Un homme se présente à nous, il s’assied devant une petite table, au plus proche dans la gran-
de cour déjà obscurcie par la nuit, et de son aiguille, il entreprend de coudre un bon morceau de viande
disposé sur une table. Le geste est lent et précis, on voit très bien le fil entrer et sortir de la chair. L’homme
procède en nous fixant de son regard. Dans le blanc des yeux, comme s’il voulait nous hypnotiser et nous
faire oublier que des gouttelettes de sang lui éclaboussent dans les mains, au fur et à mesure que l’aiguille
transperce les vaisseaux sanguins de cette barbaque. Cependant qu’une douce musique accompagne
cette séance de couture si je puis dire… un morceau mélancolique, porteuse d’une agonie insupportable-
ment lente. Sous le feu de la censure, on brûle à petit feu mais pas tout-à-fait…

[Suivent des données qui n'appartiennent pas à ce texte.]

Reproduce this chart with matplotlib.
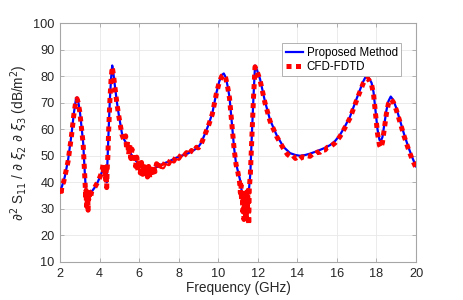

Et puis tout s’arrête. Le fil est coupé de l’aiguille et les sutures cessent. A à ce stade, pourtant,
nous n’en sommes plus à espérer une meilleure suite puisque le pire a été commis… L’homme se met
debout, devant ce morceau de viande. Il lève ses mains pour les tendre au-dessus, et successivement, il
renverse sur un bras une carafe de vin et sur le second une carafe de lait. Par cet acte, l’homme devient
tous les hommes et endosse sous nos yeux toute la culpabilité et l’innocence du monde. Le mal et le bien
coulent / souillent en même temps ses bras, dans le rappel de l’entropie de nos faits humains. En un
équilibre si fragile, car à la fin, ces vases communiquant s’écoulent et dégoulinent sur nos restes : des
viandes mortes perforées de partout !
Cependant, l’homme redevient, versant de l’eau d’une troisième carafe, il se lave les mains de
toute la bonté et de l’horreur commises. Il quitte la table des opérations pour se glisser dans le public et
l’inviter à se tenir par la main et ainsi former une chaîne humaine. Cette réunion, ainsi constituée,
l’homme projette sur un mur la vidéo dérisoire d’un groupe fêtant Noel en chanson, le “Happy New Year”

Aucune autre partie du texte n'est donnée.